* **EXERCISE REQUIREMENTS**: Begin at the first line of the data and copy each line through the one containing "const yTickValues = [0, 5, 10, 15, 20, 25, 30];", that line included, with no pictures.

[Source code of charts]

=-=-=-=-=

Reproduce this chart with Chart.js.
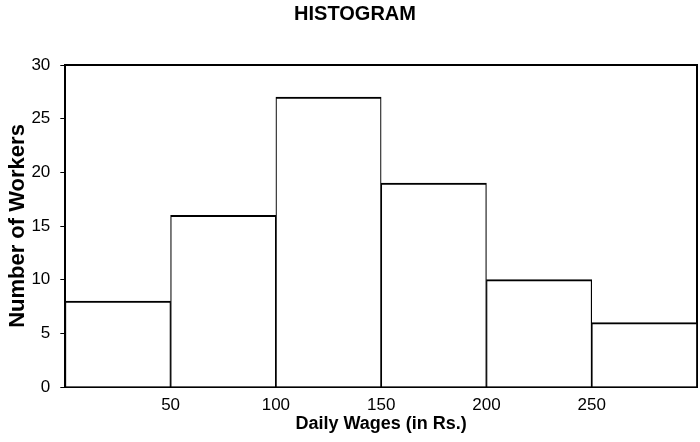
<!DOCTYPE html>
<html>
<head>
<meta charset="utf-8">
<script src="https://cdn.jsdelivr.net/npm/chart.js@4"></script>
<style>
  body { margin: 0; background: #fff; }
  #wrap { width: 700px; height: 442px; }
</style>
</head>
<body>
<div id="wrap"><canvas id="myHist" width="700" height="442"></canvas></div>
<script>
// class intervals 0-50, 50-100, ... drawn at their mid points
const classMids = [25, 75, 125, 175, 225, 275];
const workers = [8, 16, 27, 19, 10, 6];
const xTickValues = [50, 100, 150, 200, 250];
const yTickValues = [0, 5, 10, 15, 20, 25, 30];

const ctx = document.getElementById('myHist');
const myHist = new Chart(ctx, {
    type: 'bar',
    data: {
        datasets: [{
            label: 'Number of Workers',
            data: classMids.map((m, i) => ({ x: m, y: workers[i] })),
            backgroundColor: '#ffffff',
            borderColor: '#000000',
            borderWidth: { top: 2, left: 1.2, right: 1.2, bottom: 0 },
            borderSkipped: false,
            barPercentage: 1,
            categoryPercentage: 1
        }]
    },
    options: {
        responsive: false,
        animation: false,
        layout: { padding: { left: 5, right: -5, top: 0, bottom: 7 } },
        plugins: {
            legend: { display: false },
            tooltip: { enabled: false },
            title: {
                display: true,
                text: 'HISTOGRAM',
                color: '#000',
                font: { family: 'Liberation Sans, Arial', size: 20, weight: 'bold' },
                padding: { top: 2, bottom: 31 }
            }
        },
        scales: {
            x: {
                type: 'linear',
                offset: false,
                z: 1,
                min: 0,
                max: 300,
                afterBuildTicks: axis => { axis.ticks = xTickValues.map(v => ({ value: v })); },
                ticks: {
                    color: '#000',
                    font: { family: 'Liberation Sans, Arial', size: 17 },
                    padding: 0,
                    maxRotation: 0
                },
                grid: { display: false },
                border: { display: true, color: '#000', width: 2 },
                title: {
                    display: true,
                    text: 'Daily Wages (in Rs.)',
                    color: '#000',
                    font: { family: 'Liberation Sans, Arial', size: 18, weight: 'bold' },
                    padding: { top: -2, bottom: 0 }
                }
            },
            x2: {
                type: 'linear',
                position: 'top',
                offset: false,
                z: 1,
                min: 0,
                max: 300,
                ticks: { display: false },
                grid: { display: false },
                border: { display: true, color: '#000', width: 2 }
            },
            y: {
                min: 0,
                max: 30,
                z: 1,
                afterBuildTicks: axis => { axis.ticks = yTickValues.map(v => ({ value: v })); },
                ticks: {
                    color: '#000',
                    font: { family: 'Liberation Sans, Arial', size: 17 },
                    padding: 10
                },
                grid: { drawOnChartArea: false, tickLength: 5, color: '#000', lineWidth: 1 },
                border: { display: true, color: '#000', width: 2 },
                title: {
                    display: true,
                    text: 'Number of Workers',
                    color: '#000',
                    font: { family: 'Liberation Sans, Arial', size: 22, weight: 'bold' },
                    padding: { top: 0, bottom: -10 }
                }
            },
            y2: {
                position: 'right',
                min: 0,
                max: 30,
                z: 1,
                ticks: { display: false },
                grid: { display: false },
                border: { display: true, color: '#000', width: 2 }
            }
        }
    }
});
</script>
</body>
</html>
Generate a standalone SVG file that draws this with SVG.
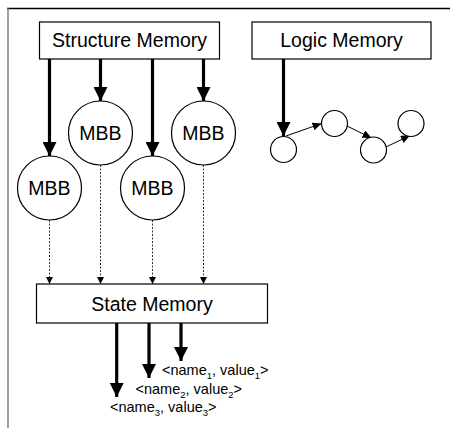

=-=-=-=-=

* **TASK ANSWER**:
Reproduce this chart with Chart.js.
<!DOCTYPE html>
<html>
<head>
<meta charset="utf-8">
<script src="https://cdn.jsdelivr.net/npm/chart.js@4"></script>
<style>
  body { margin: 0; background: #fff; }
  #wrap { width: 700px; height: 442px; }
</style>
</head>
<body>
<div id="wrap"><canvas id="myHist" width="700" height="442"></canvas></div>
<script>
// class intervals 0-50, 50-100, ... drawn at their mid points
const classMids = [25, 75, 125, 175, 225, 275];
const workers = [8, 16, 27, 19, 10, 6];
const xTickValues = [50, 100, 150, 200, 250];
const yTickValues = [0, 5, 10, 15, 20, 25, 30];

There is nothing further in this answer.